A Working Actor Feels Destined to Be a Star At Any Cost in Meredith Hambrock's Darkly Comic Novel
Meredith Hambrock's debut novel received acclaim from some lofty heights in the literary world, including The New York Times, and the author is back again to go from strength to strength in yet another intelligent and darkly comic work.
She's a Lamb! is the story of Jessamyn St. Germain, an working actor who books commercials on occasion, and pays the bills by supplementing her acting work with a day job as an usher at a small regional theatre in Vancouver. But, she knows that she is meant to be a star, and is willing to do anything it takes to usurp the lead actress in a new production of The Sound of Music. In her mind, the director has placed her near to the role to step in when the lead fails, but what lengths will she really have to go to to prove it?
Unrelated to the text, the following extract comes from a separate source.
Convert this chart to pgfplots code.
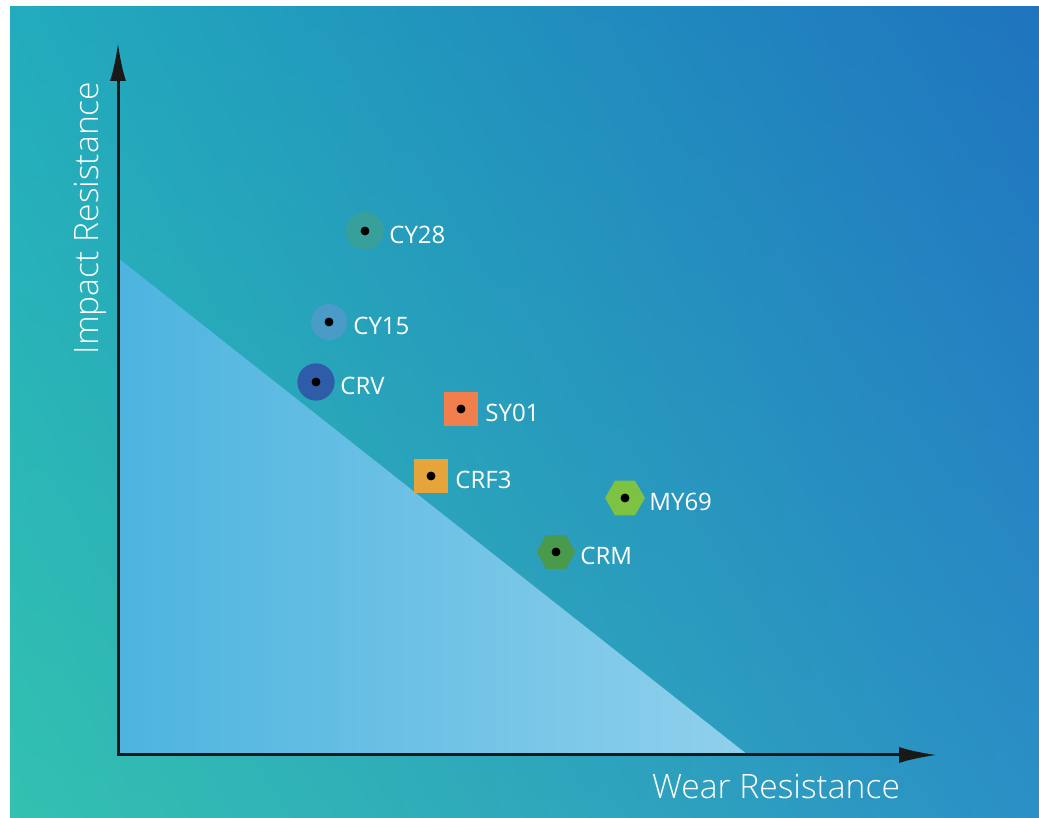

Told in witty and unrelenting prose, this is novel for those readers who delight in black humour and suspenseful page-turning stories. And, we've got a fascinating Long Story Novelist interview with the author right here on Open Book!
Open Book:
Do you remember how your first started this novel or the very first bit of writing you did for it?
Meredith Hambrock:
Absolutely. I was thirty-two years old and scanning tickets at a theatre company. It was one of the weird part-time jobs I’d gathered that allowed me writing time. I was very frustrated because my writing career and my life felt like they were going nowhere. I couldn’t stop wondering if I would ever achieve what I wanted to achieve, or if it was all a waste of time. The theatre where I worked was about to put on a production of The Sound of Music – and I was faced with watching this show I couldn’t stand thirty-five times in a row instead of seeing my family at Christmas. The mood in the Hambrock household could only be described as “toilet.” I thought I’d write a romantic comedy set during a production of the Sound of Music. It would be about an actress, who is also an usher, as she attempts to become the star of the show. As I wrote, things got quite dark and it felt right so I leaned into it.
OB:
How did you choose the setting of your novel? What connection, if any, did you have to the setting when you began writing?
MH:
I was working at a theatre at the time, but it was a very successful, well-run place and so I needed the theatre I described to be a lot worse. Getting to write a worse version of my workplace was a lot of fun. The theatre had a venue on Granville Island in Vancouver and the whole island is rife with seagulls. This lead to me reading and becoming mildly obsessed with, Chekhov’s play The Seagull. There’s a quote from that play that serves as an epigraph that makes me laugh every time I think of it in relation to the story.
OB:
Did you find yourself having a "favourite" amongst your characters? If so, who was it and why?
MH:
Well as they say in showbiz, you have to stand behind your lead. But an honourable mention goes to my lead’s vocal coach, Renee who is a diva of the first order. Fans! Caftans! She wears clownish make-up and owns an excessive number of humidifiers. Would you expect anything less?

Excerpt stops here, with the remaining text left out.